Gostaria no entanto de imaginar do alto de tal portentoso saber, como se sairia a esquerda se por acaso tivesse a maioria dos votos em uma eleição presidencial, esquecendo o fato que hoje detém menos de 1% da preferência popular.
Cobram tantas coisas, que cabe fazer uma viagem alucinógena...
Primeiro, estatizariam tudo. Bancos, empresas, tudo.
Depois fariam uma reforma agrária, justa e equitativa, repartindo os latifúndios com todos os agricultores.
Aí dariam um calote no mercado financeiro, claro, isso depois de uma “severa auditoria” nos contratos.
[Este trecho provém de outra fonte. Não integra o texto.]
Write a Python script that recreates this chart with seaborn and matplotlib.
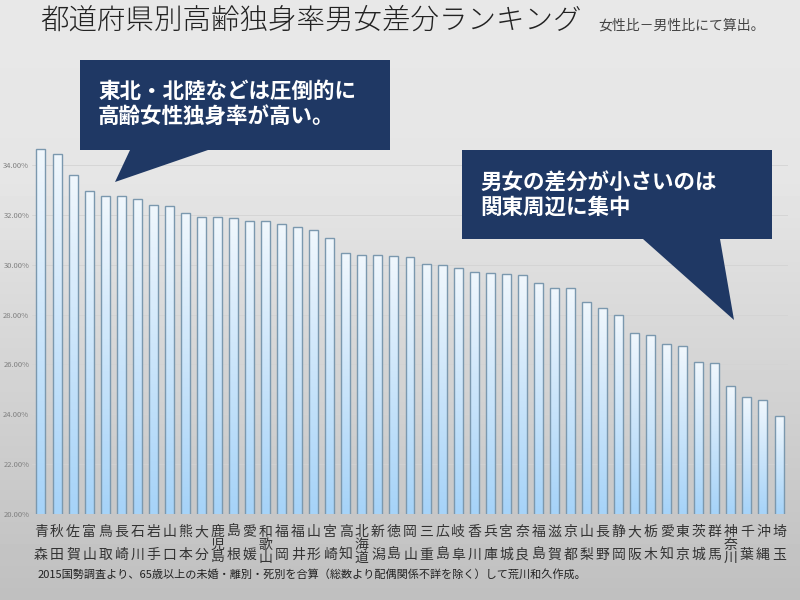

Todos então ficariam felizes, com saúde, educação e pleno emprego das massas trabalhadoras.
E todos os empresários e latifundiários estariam sorridentes e satisfeitos, ao lerem as manchetes de nossa nova e dócil mídia: Finalmente temos democracia.
Fim.

Démerson Dias disse...

Camarada, Miro. Nossas convergências estão bem acima das divergências. Grande Abraço. Démerson.